Parties promise country cash

REGIONAL development is becoming an election battleground, but judging by the dollar amounts involved, the Liberal Party has Labor outnumbered.

A Liberal government would increase allocations under the Regional Development Fund from $1.6 million to $15 million per year, Opposition Leader Steven Marshall has announced.

He estimated the injection of funding would support up to 6000 jobs and $1.5 billion in regional investment over the next four years.

"It is vital that we invest in our regional communities, develop their infrastructure and grow their capabilities as a foundation for future jobs and economic growth," he said.

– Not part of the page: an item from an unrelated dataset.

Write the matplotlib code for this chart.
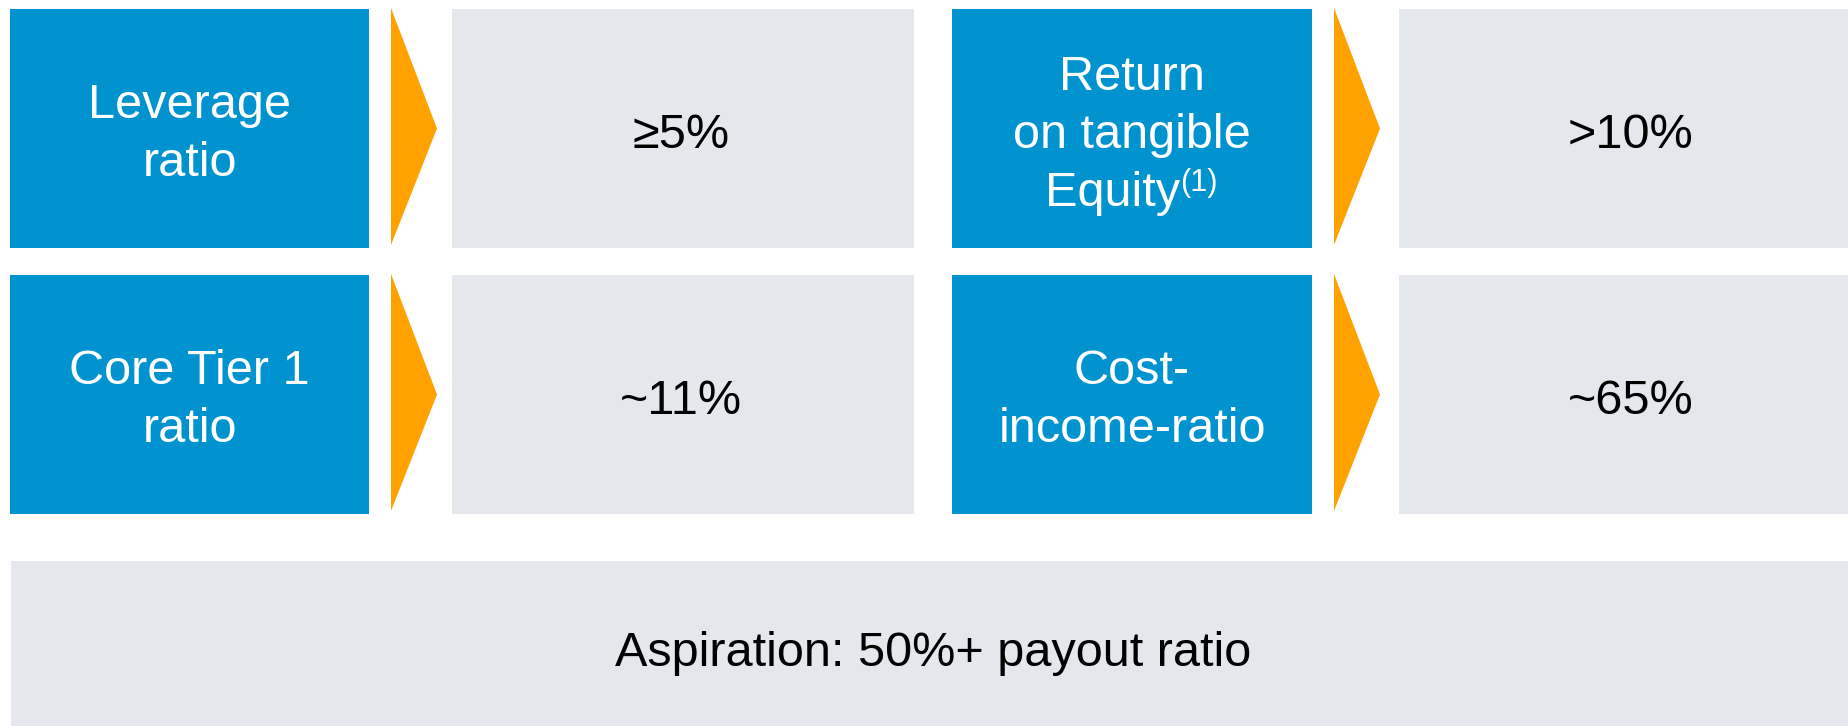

The Liberals would also increase funding to South Australia's seven Regional Development Australia (RDA) organisations from a total of $1.4 million to $3 million per year to encourage economic growth and investment.

Liberal Member for Hammond Adrian Pederick said the funding would benefit the Murraylands and Mallee.

"The local RDA, which has an office in Murray Bridge, provides a great service to our region, providing advice to local business, interested investors and primary producers to name a few," he said.

The news gladdened RDA Murraylands and Riverland chief executive officer Brenton Lewis.

"It's good to know that at least one side of politics sees the strength in engaging with the regional development framework," he said.

The Liberals had already pledged to develop separate trade strategies for each of South Australia's seven RDA regions to reinvigorate the export market, and would increase funding to address "black spots" on State roads - a decision Mr Pederick said would benefit country highways.

While Labor has ruled out increasing the Regional Development Fund, Employment Minister Grace Portolesi has pledged to spend $213,000 per year re-training 1000 older South Australians for regional jobs and to promote the benefits of hiring experienced heads.

Labor would also provide $200,000 in grants for boutique food manufacturers to develop and promote their produce.

Meanwhile, Family First has renewed its push for a "royalties for regions" program that would redirect 15 per cent of mining tax dollars - $30 to $40 million per year - into regional infrastructure.

The party would also ask for improved oversight of agriculture and foreign farm ownership, restrictions on the government's ability to impose slower country speed limits, and the relocation of 30pc of public service jobs to regional centres.